#### Entries supplied
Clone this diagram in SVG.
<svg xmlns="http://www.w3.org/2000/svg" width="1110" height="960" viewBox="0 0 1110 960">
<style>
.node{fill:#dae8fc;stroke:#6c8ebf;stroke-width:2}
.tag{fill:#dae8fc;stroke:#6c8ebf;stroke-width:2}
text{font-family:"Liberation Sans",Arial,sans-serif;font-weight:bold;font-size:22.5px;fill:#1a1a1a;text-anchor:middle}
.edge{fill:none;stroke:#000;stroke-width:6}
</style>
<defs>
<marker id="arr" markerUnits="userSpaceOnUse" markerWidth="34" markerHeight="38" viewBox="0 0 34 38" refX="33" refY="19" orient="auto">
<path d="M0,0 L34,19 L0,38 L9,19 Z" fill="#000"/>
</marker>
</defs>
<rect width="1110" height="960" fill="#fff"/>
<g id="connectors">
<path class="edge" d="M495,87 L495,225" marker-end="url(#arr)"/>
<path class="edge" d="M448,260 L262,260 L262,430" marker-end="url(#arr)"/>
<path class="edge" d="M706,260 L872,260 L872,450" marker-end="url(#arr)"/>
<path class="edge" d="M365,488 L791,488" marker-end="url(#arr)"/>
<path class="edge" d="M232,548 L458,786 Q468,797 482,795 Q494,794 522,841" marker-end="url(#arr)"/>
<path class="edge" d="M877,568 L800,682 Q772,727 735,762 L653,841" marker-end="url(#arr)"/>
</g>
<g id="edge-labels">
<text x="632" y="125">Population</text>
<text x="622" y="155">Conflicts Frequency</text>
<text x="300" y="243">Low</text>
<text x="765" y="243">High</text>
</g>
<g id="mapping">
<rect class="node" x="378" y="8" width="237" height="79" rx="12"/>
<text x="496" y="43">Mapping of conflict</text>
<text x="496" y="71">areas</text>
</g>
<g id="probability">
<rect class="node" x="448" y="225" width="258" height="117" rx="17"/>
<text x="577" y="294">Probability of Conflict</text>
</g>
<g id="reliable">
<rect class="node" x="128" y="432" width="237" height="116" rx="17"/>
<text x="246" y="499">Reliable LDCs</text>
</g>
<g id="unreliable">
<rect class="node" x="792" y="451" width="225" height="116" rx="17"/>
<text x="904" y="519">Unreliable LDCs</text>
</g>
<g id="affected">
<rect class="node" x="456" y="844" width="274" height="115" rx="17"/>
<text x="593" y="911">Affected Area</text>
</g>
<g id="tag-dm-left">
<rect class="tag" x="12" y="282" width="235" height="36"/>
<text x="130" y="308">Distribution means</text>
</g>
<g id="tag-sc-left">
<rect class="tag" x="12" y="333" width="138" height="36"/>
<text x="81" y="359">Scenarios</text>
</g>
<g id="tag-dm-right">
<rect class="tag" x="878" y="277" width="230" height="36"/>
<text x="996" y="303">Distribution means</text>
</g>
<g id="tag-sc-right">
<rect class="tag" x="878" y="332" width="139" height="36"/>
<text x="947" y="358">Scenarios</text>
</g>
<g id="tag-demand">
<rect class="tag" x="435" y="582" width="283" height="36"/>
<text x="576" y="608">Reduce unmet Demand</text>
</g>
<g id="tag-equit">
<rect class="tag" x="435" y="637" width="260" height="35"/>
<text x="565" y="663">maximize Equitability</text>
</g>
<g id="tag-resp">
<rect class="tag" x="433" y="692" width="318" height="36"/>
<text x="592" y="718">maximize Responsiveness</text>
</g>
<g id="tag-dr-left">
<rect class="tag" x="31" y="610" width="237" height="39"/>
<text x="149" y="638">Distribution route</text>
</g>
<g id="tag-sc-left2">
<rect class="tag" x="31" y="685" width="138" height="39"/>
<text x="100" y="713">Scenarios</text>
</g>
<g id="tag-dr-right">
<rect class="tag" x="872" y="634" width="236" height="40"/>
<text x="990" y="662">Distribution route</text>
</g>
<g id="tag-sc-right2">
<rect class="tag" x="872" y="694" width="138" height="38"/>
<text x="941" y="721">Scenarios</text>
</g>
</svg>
########
#### Entries supplied
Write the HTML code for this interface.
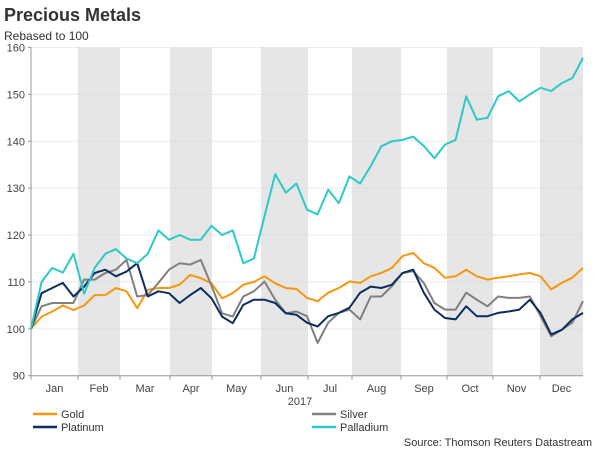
########
#### Entries supplied
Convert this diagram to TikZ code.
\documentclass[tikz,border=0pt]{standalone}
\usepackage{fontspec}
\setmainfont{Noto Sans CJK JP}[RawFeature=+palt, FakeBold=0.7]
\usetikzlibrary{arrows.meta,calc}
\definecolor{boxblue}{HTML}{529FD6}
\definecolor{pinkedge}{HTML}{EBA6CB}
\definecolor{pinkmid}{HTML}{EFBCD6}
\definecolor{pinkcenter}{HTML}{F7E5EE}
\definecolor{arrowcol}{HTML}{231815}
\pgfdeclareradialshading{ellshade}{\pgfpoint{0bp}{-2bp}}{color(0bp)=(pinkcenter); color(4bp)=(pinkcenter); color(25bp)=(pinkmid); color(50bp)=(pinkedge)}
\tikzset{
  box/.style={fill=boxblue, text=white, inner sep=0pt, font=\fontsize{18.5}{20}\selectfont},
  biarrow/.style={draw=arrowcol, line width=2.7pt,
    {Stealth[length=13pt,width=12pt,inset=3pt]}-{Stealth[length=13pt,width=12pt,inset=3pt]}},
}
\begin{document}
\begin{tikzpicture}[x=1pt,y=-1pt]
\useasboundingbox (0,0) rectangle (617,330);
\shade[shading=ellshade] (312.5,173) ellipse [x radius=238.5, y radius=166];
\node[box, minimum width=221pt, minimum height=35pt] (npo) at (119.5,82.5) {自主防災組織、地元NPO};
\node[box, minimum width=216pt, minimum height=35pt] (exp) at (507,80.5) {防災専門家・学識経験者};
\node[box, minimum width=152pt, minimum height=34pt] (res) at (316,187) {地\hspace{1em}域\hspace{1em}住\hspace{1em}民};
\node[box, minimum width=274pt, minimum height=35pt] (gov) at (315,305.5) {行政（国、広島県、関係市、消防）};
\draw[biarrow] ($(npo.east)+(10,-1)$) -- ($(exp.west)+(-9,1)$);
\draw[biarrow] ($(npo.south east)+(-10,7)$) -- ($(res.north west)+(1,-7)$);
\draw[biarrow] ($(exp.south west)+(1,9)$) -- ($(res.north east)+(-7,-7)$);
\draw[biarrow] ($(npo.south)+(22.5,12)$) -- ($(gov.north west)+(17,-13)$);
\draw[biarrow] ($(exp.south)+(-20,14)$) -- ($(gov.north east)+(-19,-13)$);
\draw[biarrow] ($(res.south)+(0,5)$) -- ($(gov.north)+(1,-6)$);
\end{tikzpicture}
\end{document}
########
Find the string "HTML" in the records, then copy each line where it occurs.

__Exercise solution__:
Write the HTML code for this interface.
\definecolor{boxblue}{HTML}{529FD6}
\definecolor{pinkedge}{HTML}{EBA6CB}
\definecolor{pinkmid}{HTML}{EFBCD6}
\definecolor{pinkcenter}{HTML}{F7E5EE}
\definecolor{arrowcol}{HTML}{231815}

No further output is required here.